Con esta introducción hemos llegado al meollo del asunto: la oportunidad. Nadie conoce el camino a tomar hasta que se le presenta la disyuntiva. Y quien crea sinceramente lo contrario, está errado. Por lo tanto, únicamente está legitimado para presumir de Principios quien los ha puesto a prueba y —hecha la salvedad anterior— los ha mantenido. Refuerzan esta tesis los famosos experimentos de Milgram en la Universidad de Yale y  Zimbardo en la cárcel de Stanford.

Este planteamiento es de aplicación general, válido para todas las circunstancias, desde la nimiedad de saltarse la cola del cine hasta alargar la mano en comisiones fraudulentas. La única seguridad que tenemos sobre su no violación es que no se presente la oportunidad. En cambio, si se presenta, es cuando aparece la incertidumbre, estrechamente dependiente de la ética del individuo.
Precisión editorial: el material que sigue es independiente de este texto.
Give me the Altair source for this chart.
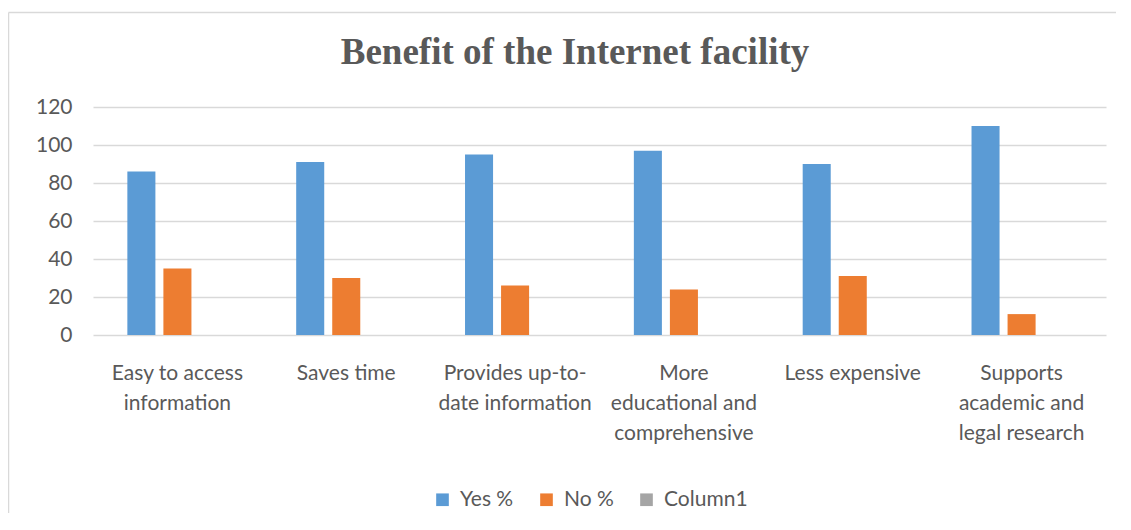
import altair as alt
import pandas as pd

categories = [
    "Easy to access|information",
    "Saves time",
    "Provides up-to-|date information",
    "More|educational and|comprehensive",
    "Less expensive",
    "Supports|academic and|legal research",
]
yes_pct = [86, 91, 95, 97, 90, 110]
no_pct = [35, 30, 26, 24, 31, 11]
series = ["Yes %", "No %", "Column1"]
colors = ["#5B9BD5", "#ED7D31", "#A5A5A5"]
y_ticks = [0, 20, 40, 60, 80, 100, 120]
title_text = "Benefit of the Internet facility"

rows = []
for c, y, n in zip(categories, yes_pct, no_pct):
    rows.append({"cat": c, "series": "Yes %", "value": y})
    rows.append({"cat": c, "series": "No %", "value": n})
df = pd.DataFrame(rows)

W, H = 1013, 228
FONT = "Lato"
GREY = "#595959"

bars = alt.Chart(df).mark_bar().encode(
    x=alt.X("cat:N", sort=categories,
            scale=alt.Scale(paddingInner=0.407, paddingOuter=0.2035),
            axis=alt.Axis(title=None, labelAngle=0, labelExpr="split(datum.label, '|')",
                          labelFont=FONT, labelFontSize=21, labelColor=GREY,
                          labelLineHeight=30, labelPadding=27, ticks=False,
                          domain=False, labelBaseline="top")),
    xOffset=alt.XOffset("series:N", sort=series,
                        scale=alt.Scale(domain=series, paddingInner=0.222, paddingOuter=0)),
    y=alt.Y("value:Q", scale=alt.Scale(domain=[0, 120], nice=False),
            axis=alt.Axis(title=None, values=y_ticks, ticks=False, domain=False,
                          labelFont=FONT, labelFontSize=21, labelColor=GREY,
                          labelPadding=21, gridColor="#D9D9D9", gridWidth=1.5)),
    color=alt.Color("series:N", sort=series,
                    scale=alt.Scale(domain=series, range=colors),
                    legend=alt.Legend(title=None, orient="none", direction="horizontal",
                                      legendX=339, legendY=382, symbolType="square",
                                      symbolSize=160, symbolStrokeWidth=0,
                                      labelFont=FONT, labelFontSize=21, labelColor=GREY,
                                      labelOffset=7, columnPadding=22)),
)

one = pd.DataFrame({"t": [title_text]})

top_line = alt.Chart(one).mark_rule(stroke="#D9D9D9", strokeWidth=1.5).encode(
    x=alt.value(-84.5), x2=alt.value(1040), y=alt.value(-94.5), y2=alt.value(-94.5)
)
left_line = alt.Chart(one).mark_rule(stroke="#D9D9D9", strokeWidth=1.5).encode(
    x=alt.value(-84.5), x2=alt.value(-84.5), y=alt.value(-94.5), y2=alt.value(430)
)

title = alt.Chart(one).mark_text(
    font="Liberation Serif", fontSize=37, fontWeight="bold", color=GREY,
    align="center", baseline="alphabetic"
).encode(text="t:N", x=alt.value(482), y=alt.value(-43))

chart = alt.layer(top_line, left_line, bars, title).properties(
    width=W, height=H,
    autosize=alt.AutoSizeParams(type="none"),
    padding={"left": 85, "top": 99, "right": 10, "bottom": 178},
).configure(background="white", view=alt.ViewConfig(stroke=None))

chart.save("out.html", embed_options={"renderer": "svg", "actions": False})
Y dado que, debido a la galopante crisis que estamos viviendo en todos los órdenes de la sociedad, la bandera de los Principios se saca frecuentemente del cajón para criticar legítimamente actitudes inmorales o ilegales punibles desde todo punto de vista, resulta verdaderamente lamentable tener la impresión de que muchos de los que se quejan, lo que echan realmente en falta es el Principio de Igualdad de Oportunidades, porque... ¿si todos lo hacen, porqué no yo?

Y, como hemos visto en los experimentos citados anteriormente, a pesar de que éste sea el tema estrella del momento, no hablamos solamente de corrupción. Para demostrar que siempre ha existido, citaré un caso experimentado en carne propia: hace más de 40 años, siendo Director de Operaciones y responsable de Compras en una empresa privada abrimos un concurso para dotarnos de un sistema informático que incluía el Hardware y Software necesario para un MRP (Planificación de recursos de fabricación) al que concurrieron tres empresas punteras que no citaré (aunque en aquel tiempo no había tantas). Pues bien, en las oficinas de la más importante —un edificio de siete pisos— se me transmitió información nada subliminal en el sentido que, de elegir su oferta, habría una sustanciosa contraprestación económica para el «elegidor». Ni que decir tiene que elegí a otra. Valga la ocasión para comentar que en aquel tiempo —no hablo de ahora, porque lo desconozco— era frecuente «obsequiar» a los responsables de Compras con gabelas dinerarias u obsequios en especias, los cuales siempre rechacé exigiendo el descuento equivalente en los precios que se nos cobraban. Con esto no quiero alardear de ejemplaridad, sino enfatizar el hecho de que hasta que no te pruebas —o te prueban— no conoces tu reacción. En el servicio militar he conocido a militares de reemplazo —no profesionales— que cobraban por asignar buenos servicios a sus «compañeros». También he conocido a presidentes de comunidad de vecinos a los que le arreglaban el jardín y le pintaban el piso los afortunados subcontratistas. Es lo que hay. Los numerosos nombres propios hoy presuntamente imputados por corrupción —no cabrían todos en el artículo— no lo hubiesen sido sin presentarse la oportunidad. Y a poco que reflexionemos, oportunidades no faltan.
 
Personalmente, soy pesimista. La moral colectiva es pura estadística, fiel reflejo de la moral de cada uno de sus miembros —en realidad, de su ética— a la que realimenta en un sistema dinámico que, en mi escéptica opinión, no hace sino empeorar con el tiempo. Creo firmemente que pertenezco a la generación de los Privilegiados, en el sentido de que —en comparación con la generación anterior y con la actual— no se nos ha puesto verdaderamente a prueba, pero esto no es óbice para considerar que el Verdadero Enemigo somos nosotros, todos nosotros y que sería bueno, en coincidencia con la reciente desaparición de Nelson Mandela y en su honor, adoptar el sabio aforismo de Albert Einstein:

«Dar ejemplo no es la mejor forma de influir en los demás. Es la única».